Da sich immer mehr Menschen von geschürften Ängsten und düstersten Zukunftsprognosen anstecken ließen und die Idee eines vereinten Europas in Frage stellten, müsse der Tag des Gedenkens, der stillen Einkehr und Trauer auch "ganz besonders ein Tag der kritischen Reflexion sein, für ein Miteinander in Europa", so Dr. Birgit Kreß. Da der Volkstrauertag genau eine Woche nach dem 100. Jahrestag vom Ende des Ersten Weltkrieges stattfand, galt diesem ihr besonderes Augenmerk. Zumal sich mit diesem in der französischen Partnerstadt Panazol ein Freund beschäftigte und zum Jahrestag des Kriegsendes einen vielbeachteten Vortrag über "die letzten Tage der Soldaten aus Panazol" gehalten und mit Informationen von Gerhard Wagner auch das Gedenken an die Soldaten aus Markt Erlbach einbezogen hatte. Um 70 gefallene Männer im Alter von 21 und 42 Jahren trauert man in Frankreich, in Markt Erlbach um 35 Männer, die am 1. Weltkrieg oder an dessen Folgen verstorben waren. 85 junge Bürger seien es aus dem heutigen Gemeindegebiet gewesen.

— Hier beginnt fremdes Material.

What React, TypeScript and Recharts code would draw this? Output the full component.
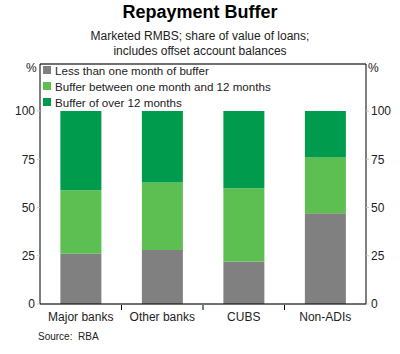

Stimme gegen Fremdenhass erheben

Man gedenke an den Volkstrauertagen der Opfer von Kriegen und Gewaltherrschaft aller Nationen, führte Dr. Kreß am Ehrenmal aus, an dem der Gesangverein und eine Bläsergruppe die Feierstunde umrahmten, das Ehrensalut geschossen wurde. Sie bedauerte, dass die Gruppe der Teilnehmer immer kleiner werde, da dem Volkstrauertag nicht mehr die Bedeutung beigemessen werde, die er einmal gehabt habe und haben sollte. Auf der einen Seite sei dies ein Stück weit verständlich, da sich nachfolgende Generationen nicht mehr für das Kriegselend schuldig oder verantwortlich fühlten, doch dürfe man, so Kreß, "nicht verstummen, sondern müsse seine Stimme erheben, wo mit Ressentiments und Parolen gegen Fremde gehetzt wird".

Eine vorurteilsfreie und freundliche Begegnung gegenüber neuen Mitbürgern sei christliche Pflicht, erklärte die Bürgermeister und mahnte davor, bei schwarzen Schafen in ihren Reihen alle Migranten und Neuankömmlinge unter Generalverdacht zu stellen. Deshalb sei es wichtig, sich nicht anstecken zu lassen von angstmachenden und düsteren Parolen, sei doch Angst ein schlechter Ratgeber. Parteien, die sie als ihr erstes und oft einziges Mittel benutzten, um die Aufmerksamkeit des Volkes des binden, seien gefährlich. "Wir das Volk, sind größer, als die Angst", hielt Dr. Birgit Kreß Angstmacherei entgegen, wollte stattdessen Mut machen. "Mut, den es braucht, um Neues zu erkunden, mehr noch, um die Menschheit zu erkunden, mit all der Vielfalt und all den Herausforderung, die sie enthält". Einigkeit und Recht und Freiheit wurden als Glückes Unterpfand mit der Nationalhymne besungen.